Volumes of sweet cherries from Western Canada are expected to be twice the amount of the 2013 crop, which will help some growers and shippers in British Columbia send their fruit to U.S. produce aisles for the first time.
Sutherland S.A. Produce and BC Tree Fruits are ramping up their export program with the expected 7.5 million-pound bumper crop, planning to allocate 25% to 30% of this year’s cherries to their export markets, according to a news release.
“Demand in export markets such as China is spiking for BC Tree Fruit cherries,” said Sutherland president Clive Sutherland in the release.
The British Columbia companies also plan to use the increased volume to enter the U.S. market.
To help with that effort, BC Tree Fruits is installing a dedicated cherry line in its packinghouse in Kelowna, British Columbia, according to the release. Company officials expect to run the line 16 hours a day, processing five tons of cherries per hour.
“With the new export cherry line and increased capacity, BCTF together with Sutherland S.A. Produce looks to expand into the U.S. supermarkets this season, offering export quality cherries previously solely allocated to Asian markets,” BC Tree Fruit sales director Lance McGinn said in the release.

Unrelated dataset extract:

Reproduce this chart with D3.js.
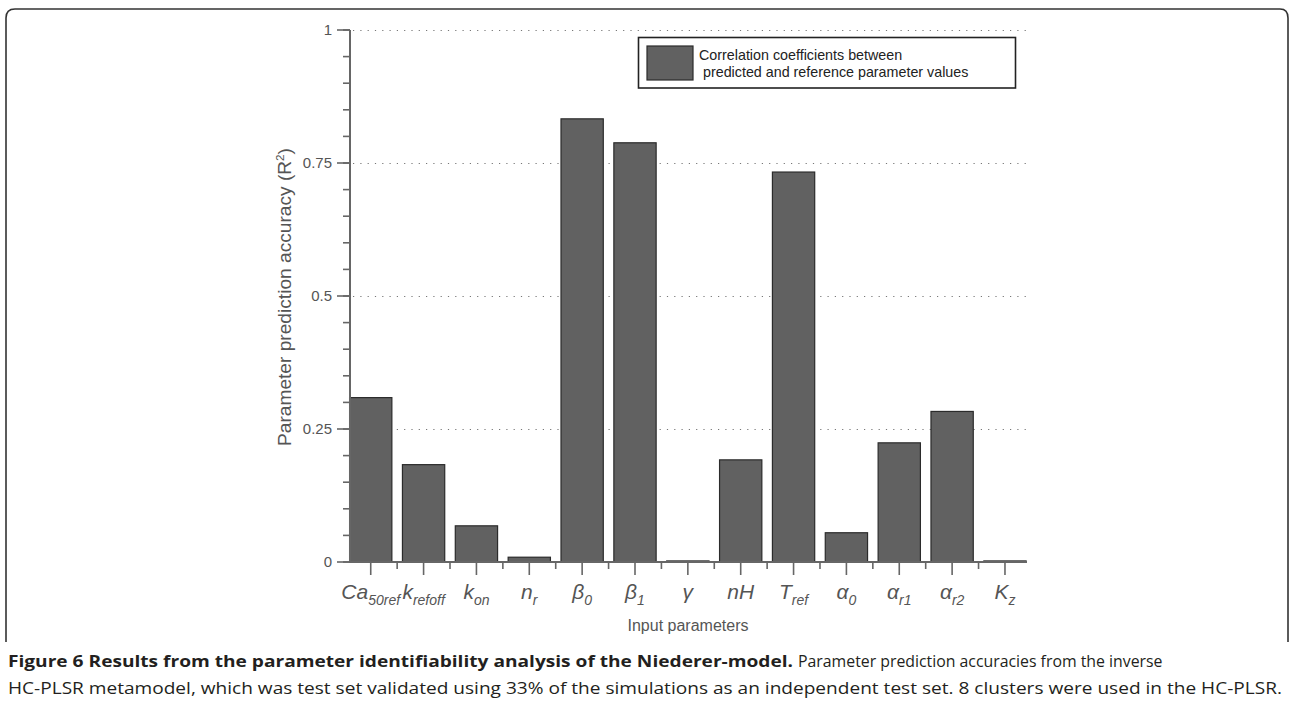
<!DOCTYPE html>
<html>
<head>
<meta charset="utf-8">
<script src="https://cdn.jsdelivr.net/npm/d3@7"></script>
<style>
  html, body { margin: 0; padding: 0; background: #fff; }
  svg { display: block; }
</style>
</head>
<body>
<svg id="fig" width="1289" height="703"></svg>
<script>
// Parameter names: main symbol and its subscript
const paramMain = ["Ca", "k", "k", "n", "\u03B2", "\u03B2", "\u03B3", "nH", "T", "\u03B1", "\u03B1", "\u03B1", "K"];
const paramSub  = ["50ref", "refoff", "on", "r", "0", "1", "", "", "ref", "0", "r1", "r2", "z"];
const categories = paramMain.map((m, i) => m + paramSub[i]);

// R^2 between predicted and reference parameter values
const r2Values = [0.309, 0.183, 0.068, 0.009, 0.833, 0.788, 0.002, 0.192, 0.733, 0.055, 0.224, 0.283, 0.002];

const yMajorTicks = [0, 0.25, 0.5, 0.75, 1];
const yTickLabels = ["0", "0.25", "0.5", "0.75", "1"];
const yMinorTicks = d3.range(0, 1.0001, 0.05);

const legendLines = ["Correlation coefficients between", " predicted and reference parameter values"];
const yLabel = "Parameter prediction accuracy (R";
const xLabel = "Input parameters";
const captionBold = "Figure 6 Results from the parameter identifiability analysis of the Niederer-model.";
const captionRest = "Parameter prediction accuracies from the inverse";
const captionLine2 = "HC-PLSR metamodel, which was test set validated using 33% of the simulations as an independent test set. 8 clusters were used in the HC-PLSR.";

const svg = d3.select("#fig");
const axisColor = "#666";
const textColor = "#555";
const barFill = "#616161";
const barStroke = "#2b2b2b";

// Figure frame: rounded top corners, open at the bottom
svg.append("path")
  .attr("d", "M6,642 L6,18 Q6,9 15,9 L1280,9 Q1288,9 1288,18 L1288,642")
  .attr("fill", "none").attr("stroke", "#333").attr("stroke-width", 1.6);

// Scales
const x = d3.scaleBand().domain(categories).range([344.3, 1031.4]).paddingInner(0.2).paddingOuter(0.1);
const y = d3.scaleLinear().domain([0, 1]).range([562, 30]);
const step = x.step();
const center = d => x(d) + x.bandwidth() / 2;
const axisX = 350, axisEnd = 1027;

// Dotted gridlines
svg.append("g").selectAll("line").data(yMajorTicks.filter(v => v > 0)).join("line")
  .attr("x1", axisX + 3).attr("x2", axisEnd)
  .attr("y1", d => Math.round(y(d)) + 0.5).attr("y2", d => Math.round(y(d)) + 0.5)
  .attr("stroke", "#777").attr("stroke-width", 1.2).attr("stroke-dasharray", "1.2,6.1");

// Bars
svg.append("g").selectAll("rect").data(categories).join("rect")
  .attr("x", d => x(d))
  .attr("width", x.bandwidth())
  .attr("y", (d, i) => y(r2Values[i]))
  .attr("height", (d, i) => y(0) - y(r2Values[i]))
  .attr("fill", barFill).attr("stroke", barStroke).attr("stroke-width", 1.2);

// Y axis: line, major and minor ticks
const yAxis = svg.append("g");
yAxis.append("line").attr("x1", axisX).attr("x2", axisX).attr("y1", y(1)).attr("y2", y(0))
  .attr("stroke", axisColor).attr("stroke-width", 2);
yAxis.selectAll(".minor").data(yMinorTicks).join("line").attr("class", "minor")
  .attr("x1", axisX - 7).attr("x2", axisX).attr("y1", d => y(d)).attr("y2", d => y(d))
  .attr("stroke", axisColor).attr("stroke-width", 1.6);
yAxis.selectAll(".major").data(yMajorTicks).join("line").attr("class", "major")
  .attr("x1", axisX - 13).attr("x2", axisX).attr("y1", d => y(d)).attr("y2", d => y(d))
  .attr("stroke", axisColor).attr("stroke-width", 1.6);
yAxis.selectAll("text").data(yMajorTicks).join("text")
  .attr("x", axisX - 18).attr("y", d => y(d)).attr("dy", "0.36em")
  .attr("text-anchor", "end")
  .attr("font-family", "Liberation Sans, Arial, sans-serif").attr("font-size", 15)
  .attr("fill", textColor)
  .text((d, i) => yTickLabels[i]);

// X axis: baseline, ticks at category centres and shorter ticks at boundaries
const xAxis = svg.append("g");
xAxis.append("line").attr("x1", axisX).attr("x2", axisEnd).attr("y1", y(0)).attr("y2", y(0))
  .attr("stroke", axisColor).attr("stroke-width", 2);
xAxis.selectAll(".major").data(categories).join("line").attr("class", "major")
  .attr("x1", center).attr("x2", center).attr("y1", y(0)).attr("y2", y(0) + 13)
  .attr("stroke", axisColor).attr("stroke-width", 1.6);
xAxis.selectAll(".minor").data(categories.slice(0, -1)).join("line").attr("class", "minor")
  .attr("x1", d => center(d) + step / 2).attr("x2", d => center(d) + step / 2)
  .attr("y1", y(0)).attr("y2", y(0) + 7)
  .attr("stroke", axisColor).attr("stroke-width", 1.6);

const catText = xAxis.selectAll("text").data(categories).join("text")
  .attr("x", center).attr("y", 599)
  .attr("text-anchor", "middle")
  .attr("font-family", "Liberation Sans, Arial, sans-serif").attr("font-style", "italic")
  .attr("font-size", 21).attr("fill", textColor);
catText.append("tspan").text((d, i) => paramMain[i]);
catText.append("tspan").attr("font-size", 14).attr("dy", 6).text((d, i) => paramSub[i]);

// Axis titles
svg.append("text")
  .attr("transform", "translate(291,297) rotate(-90)")
  .attr("text-anchor", "middle")
  .attr("font-family", "Liberation Sans, Arial, sans-serif").attr("font-size", 18)
  .attr("fill", textColor)
  .attr("textLength", 298).attr("lengthAdjust", "spacingAndGlyphs")
  .call(t => {
    t.append("tspan").text(yLabel);
    t.append("tspan").attr("font-size", 11).attr("dy", -7).text("2");
    t.append("tspan").attr("dy", 7).text(")");
  });

svg.append("text")
  .attr("x", 688).attr("y", 631).attr("text-anchor", "middle")
  .attr("font-family", "Liberation Sans, Arial, sans-serif").attr("font-size", 16)
  .attr("fill", textColor).text(xLabel);

// Legend
const legend = svg.append("g");
legend.append("rect").attr("x", 638.5).attr("y", 37.5).attr("width", 377).attr("height", 50.5)
  .attr("fill", "#fff").attr("stroke", "#222").attr("stroke-width", 1.6);
legend.append("rect").attr("x", 647).attr("y", 46).attr("width", 46).attr("height", 34)
  .attr("fill", barFill).attr("stroke", barStroke).attr("stroke-width", 1.2);
legend.selectAll("text").data(legendLines).join("text")
  .attr("x", 699).attr("y", (d, i) => 60 + i * 17)
  .attr("font-family", "Liberation Sans, Arial, sans-serif").attr("font-size", 14.3)
  .attr("fill", "#222").attr("xml:space", "preserve")
  .text(d => d);

// Caption
const capFont = "Open Sans, sans-serif";
const capSize = 15.5;
svg.append("text")
  .attr("x", 8).attr("y", 667)
  .attr("font-family", capFont).attr("font-size", capSize).attr("font-weight", "bold").attr("fill", "#231f20")
  .attr("textLength", 785).attr("lengthAdjust", "spacingAndGlyphs")
  .text(captionBold);

// the regular run is squeezed horizontally to its measured width
const restG = svg.append("g");
const restText = restG.append("text")
  .attr("font-family", capFont).attr("font-size", capSize).attr("fill", "#231f20")
  .text(captionRest);
const squeeze = 365 / restText.node().getComputedTextLength();
restG.attr("transform", `translate(798,667) scale(${squeeze},1)`);

svg.append("text")
  .attr("x", 8).attr("y", 694)
  .attr("font-family", capFont).attr("font-size", capSize).attr("fill", "#231f20")
  .attr("textLength", 1274).attr("lengthAdjust", "spacingAndGlyphs")
  .text(captionLine2);
</script>
</body>
</html>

The cooperative effort between BC Tree Fruits and Sutherland follows a pilot program in 2013. The pilot was so successful that the companies extended the partnership for three years to manage the export of the BC Tree Fruits cherry crop through to the 2016 season.
A social media marketing campaign should help boost sales and promote retailers’ efforts, according to the release. The campaign will focus on educating consumers about the length of cherry season and will include nutrition information and recipes.
More than 500 local growers own the BC Tree Fruits Cooperative, which is the parent entity of BC Tree Fruits Industries Ltd.